Work out how many lines hold the string "uses". Give that number and nothing more.

[Begin Task inputs]

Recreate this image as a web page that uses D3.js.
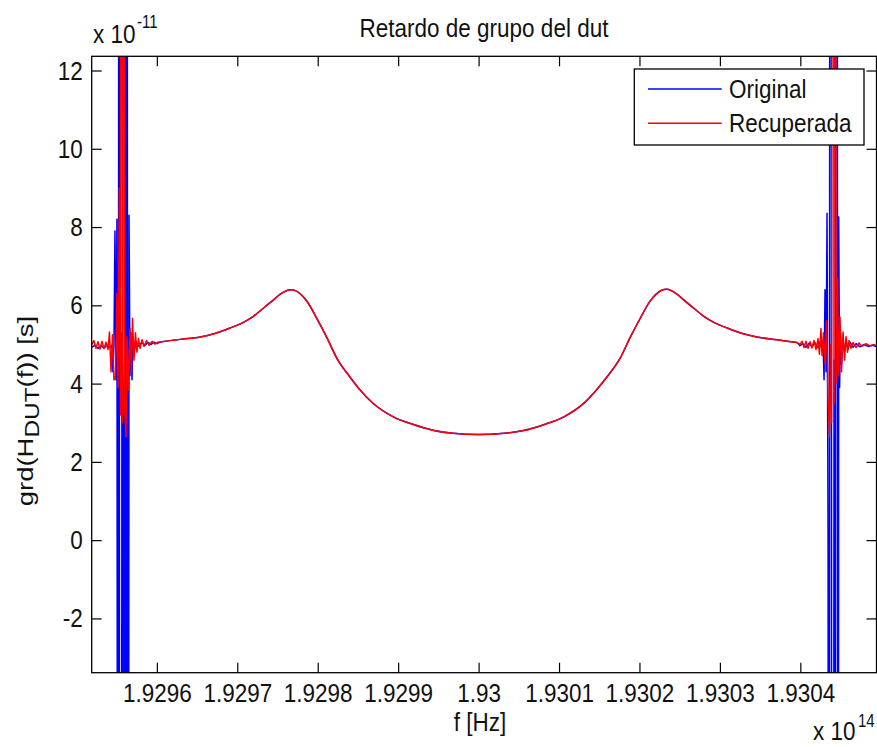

[End Task inputs]
[Begin Task inputs]

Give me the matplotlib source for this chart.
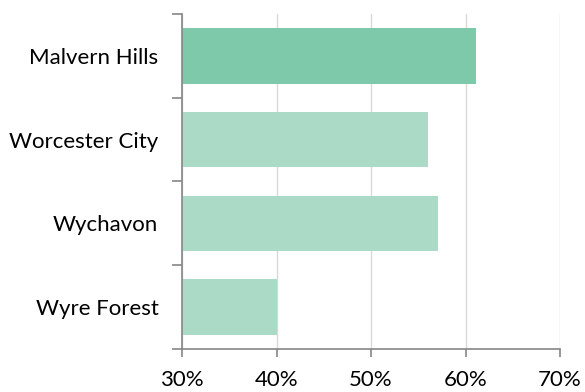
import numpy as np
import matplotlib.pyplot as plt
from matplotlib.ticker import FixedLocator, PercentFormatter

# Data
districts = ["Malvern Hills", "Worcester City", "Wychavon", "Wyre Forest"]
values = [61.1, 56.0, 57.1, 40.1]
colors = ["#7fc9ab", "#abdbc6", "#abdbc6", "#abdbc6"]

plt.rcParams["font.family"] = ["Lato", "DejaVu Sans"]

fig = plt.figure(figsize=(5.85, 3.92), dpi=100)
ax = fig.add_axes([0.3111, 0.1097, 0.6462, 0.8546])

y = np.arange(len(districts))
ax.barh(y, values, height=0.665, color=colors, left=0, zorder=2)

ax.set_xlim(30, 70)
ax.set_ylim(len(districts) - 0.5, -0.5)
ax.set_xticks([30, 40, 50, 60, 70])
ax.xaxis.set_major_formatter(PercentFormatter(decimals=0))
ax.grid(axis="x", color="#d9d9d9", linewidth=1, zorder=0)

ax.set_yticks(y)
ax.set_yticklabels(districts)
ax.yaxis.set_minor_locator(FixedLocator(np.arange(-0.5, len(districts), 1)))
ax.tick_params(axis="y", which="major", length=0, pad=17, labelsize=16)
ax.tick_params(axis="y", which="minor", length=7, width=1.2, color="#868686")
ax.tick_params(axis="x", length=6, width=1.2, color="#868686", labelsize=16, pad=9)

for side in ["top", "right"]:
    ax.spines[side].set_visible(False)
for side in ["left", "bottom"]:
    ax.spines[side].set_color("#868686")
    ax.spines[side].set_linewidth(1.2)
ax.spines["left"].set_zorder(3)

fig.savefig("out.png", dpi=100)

[End Task inputs]
[Begin Task inputs]

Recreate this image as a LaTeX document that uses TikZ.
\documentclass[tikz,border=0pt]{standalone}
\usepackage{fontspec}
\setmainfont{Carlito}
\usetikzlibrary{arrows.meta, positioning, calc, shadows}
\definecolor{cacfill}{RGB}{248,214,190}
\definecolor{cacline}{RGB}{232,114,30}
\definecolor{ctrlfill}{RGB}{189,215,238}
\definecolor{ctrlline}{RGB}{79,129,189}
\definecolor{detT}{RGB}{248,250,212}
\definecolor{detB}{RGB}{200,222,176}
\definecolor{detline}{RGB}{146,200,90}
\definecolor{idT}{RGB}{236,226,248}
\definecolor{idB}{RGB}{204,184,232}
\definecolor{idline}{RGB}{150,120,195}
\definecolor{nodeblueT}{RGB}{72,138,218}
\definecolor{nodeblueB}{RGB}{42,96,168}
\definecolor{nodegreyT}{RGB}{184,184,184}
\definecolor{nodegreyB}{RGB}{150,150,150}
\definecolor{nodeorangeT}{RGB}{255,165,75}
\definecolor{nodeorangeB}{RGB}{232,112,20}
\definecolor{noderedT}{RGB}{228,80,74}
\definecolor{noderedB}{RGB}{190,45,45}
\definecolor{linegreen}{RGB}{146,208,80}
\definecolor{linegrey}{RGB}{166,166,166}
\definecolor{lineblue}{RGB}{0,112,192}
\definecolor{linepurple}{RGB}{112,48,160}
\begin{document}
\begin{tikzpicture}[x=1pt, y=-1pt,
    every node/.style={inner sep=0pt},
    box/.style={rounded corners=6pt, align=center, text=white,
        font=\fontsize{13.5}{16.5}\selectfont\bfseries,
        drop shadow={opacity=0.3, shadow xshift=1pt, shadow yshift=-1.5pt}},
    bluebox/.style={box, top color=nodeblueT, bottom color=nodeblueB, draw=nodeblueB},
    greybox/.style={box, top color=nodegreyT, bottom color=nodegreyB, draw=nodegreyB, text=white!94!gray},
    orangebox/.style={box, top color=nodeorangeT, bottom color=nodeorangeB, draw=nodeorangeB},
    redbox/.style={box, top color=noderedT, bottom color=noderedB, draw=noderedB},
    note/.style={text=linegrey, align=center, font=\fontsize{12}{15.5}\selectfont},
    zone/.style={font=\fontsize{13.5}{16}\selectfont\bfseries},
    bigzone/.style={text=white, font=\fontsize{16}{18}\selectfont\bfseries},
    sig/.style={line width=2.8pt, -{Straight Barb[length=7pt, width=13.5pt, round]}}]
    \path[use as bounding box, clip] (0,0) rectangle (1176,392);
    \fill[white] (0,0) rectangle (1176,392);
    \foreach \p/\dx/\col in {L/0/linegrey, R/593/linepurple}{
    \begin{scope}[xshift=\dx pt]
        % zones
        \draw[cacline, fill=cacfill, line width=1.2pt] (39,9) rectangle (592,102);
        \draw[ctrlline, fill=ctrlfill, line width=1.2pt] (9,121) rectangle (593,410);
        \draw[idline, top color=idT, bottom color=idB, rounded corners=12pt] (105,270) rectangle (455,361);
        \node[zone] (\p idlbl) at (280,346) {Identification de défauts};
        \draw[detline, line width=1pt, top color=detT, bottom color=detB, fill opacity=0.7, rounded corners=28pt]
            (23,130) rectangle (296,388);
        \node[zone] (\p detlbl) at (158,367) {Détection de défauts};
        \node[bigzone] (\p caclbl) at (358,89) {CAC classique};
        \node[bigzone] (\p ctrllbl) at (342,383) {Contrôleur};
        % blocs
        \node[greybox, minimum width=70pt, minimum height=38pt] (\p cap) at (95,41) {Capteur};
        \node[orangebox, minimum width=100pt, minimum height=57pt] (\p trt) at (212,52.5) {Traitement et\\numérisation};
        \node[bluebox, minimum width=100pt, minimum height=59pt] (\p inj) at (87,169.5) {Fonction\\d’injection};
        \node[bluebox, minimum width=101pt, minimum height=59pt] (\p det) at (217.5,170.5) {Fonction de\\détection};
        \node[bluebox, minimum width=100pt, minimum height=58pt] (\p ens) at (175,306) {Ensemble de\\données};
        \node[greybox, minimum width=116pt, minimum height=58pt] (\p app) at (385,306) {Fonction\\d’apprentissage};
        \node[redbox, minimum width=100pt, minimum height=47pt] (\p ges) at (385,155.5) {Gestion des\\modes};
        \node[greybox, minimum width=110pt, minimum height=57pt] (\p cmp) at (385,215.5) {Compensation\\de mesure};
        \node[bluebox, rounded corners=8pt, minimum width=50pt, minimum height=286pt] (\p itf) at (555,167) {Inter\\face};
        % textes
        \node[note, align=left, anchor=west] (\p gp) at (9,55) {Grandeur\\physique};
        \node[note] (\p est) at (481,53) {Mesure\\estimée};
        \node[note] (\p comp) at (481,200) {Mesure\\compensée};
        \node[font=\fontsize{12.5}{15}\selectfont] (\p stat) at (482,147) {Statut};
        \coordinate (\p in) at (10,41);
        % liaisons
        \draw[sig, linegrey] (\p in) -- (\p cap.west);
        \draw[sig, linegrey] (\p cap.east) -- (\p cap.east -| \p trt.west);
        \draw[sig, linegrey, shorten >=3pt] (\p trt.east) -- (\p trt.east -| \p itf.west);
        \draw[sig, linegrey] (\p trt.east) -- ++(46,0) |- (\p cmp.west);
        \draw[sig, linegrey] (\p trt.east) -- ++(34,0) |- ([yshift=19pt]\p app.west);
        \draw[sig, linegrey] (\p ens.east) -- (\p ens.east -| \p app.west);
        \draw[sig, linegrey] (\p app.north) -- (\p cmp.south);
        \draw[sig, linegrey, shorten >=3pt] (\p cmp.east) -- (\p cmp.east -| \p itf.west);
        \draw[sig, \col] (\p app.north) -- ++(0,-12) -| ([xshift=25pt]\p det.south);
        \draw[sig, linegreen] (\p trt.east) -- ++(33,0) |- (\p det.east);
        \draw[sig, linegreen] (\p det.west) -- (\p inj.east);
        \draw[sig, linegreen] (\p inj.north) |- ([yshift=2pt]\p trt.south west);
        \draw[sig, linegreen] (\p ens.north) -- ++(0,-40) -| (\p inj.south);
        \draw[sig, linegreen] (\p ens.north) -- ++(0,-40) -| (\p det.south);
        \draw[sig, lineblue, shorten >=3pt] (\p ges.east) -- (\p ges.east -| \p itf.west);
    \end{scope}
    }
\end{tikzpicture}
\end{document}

[End Task inputs]

## The answer
2